I wonder what will happen Serena at the end of all of this. June convinces her to share the vital information about where the Commanders are, and she must know that this means Wharton’s death: which signifies the end of any connection to Gilead and dreams of reforming it into something different. It’s a clear choice between a woman who has saved her life (in spite of hating her) and a man who has proven to be a disappointment (in spite of claiming to love her).

Nick was never going to make it, but there’s something powerful in leaving it in June’s hands to decide his fate and to finally fully embrace the idea that the rebellion requires her to cut off her personal feelings.

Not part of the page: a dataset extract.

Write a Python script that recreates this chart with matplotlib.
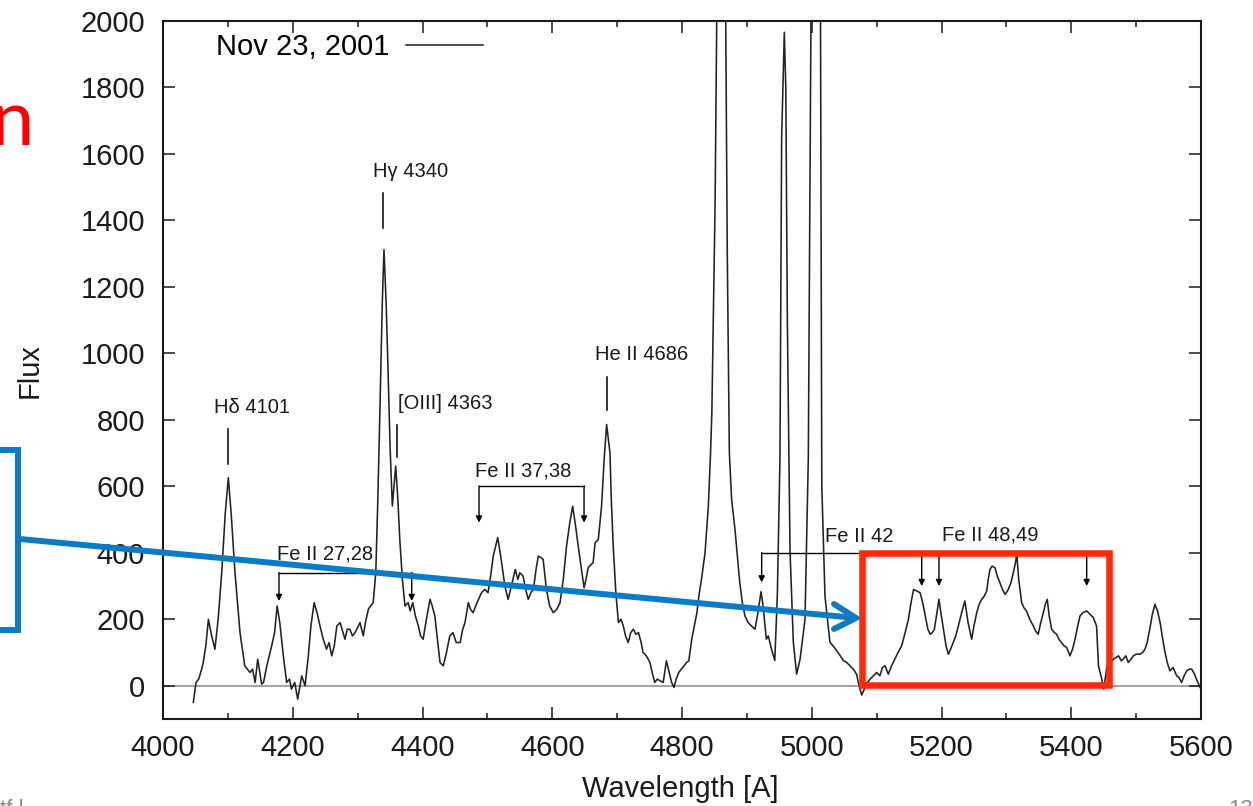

It would have hit harder emotionally if he hadn’t revealed himself as the opportunist willing to kill anyone to save himself and June, but then, I don’t think June would have made the same choice in that case, and there’s a list of character whom she wouldn’t have allowed to get on that plane even if it had meant that the plan failed (this is what sets June apart from most of the characters in Andor, I would say). June has not spent her entire life training for this, she was thrown into this role, and as frustrating as her feelings about Nick have been, especially in this season, I do like the conflict between her personal feelings and the requirements of her as a figurehead of the rebellion.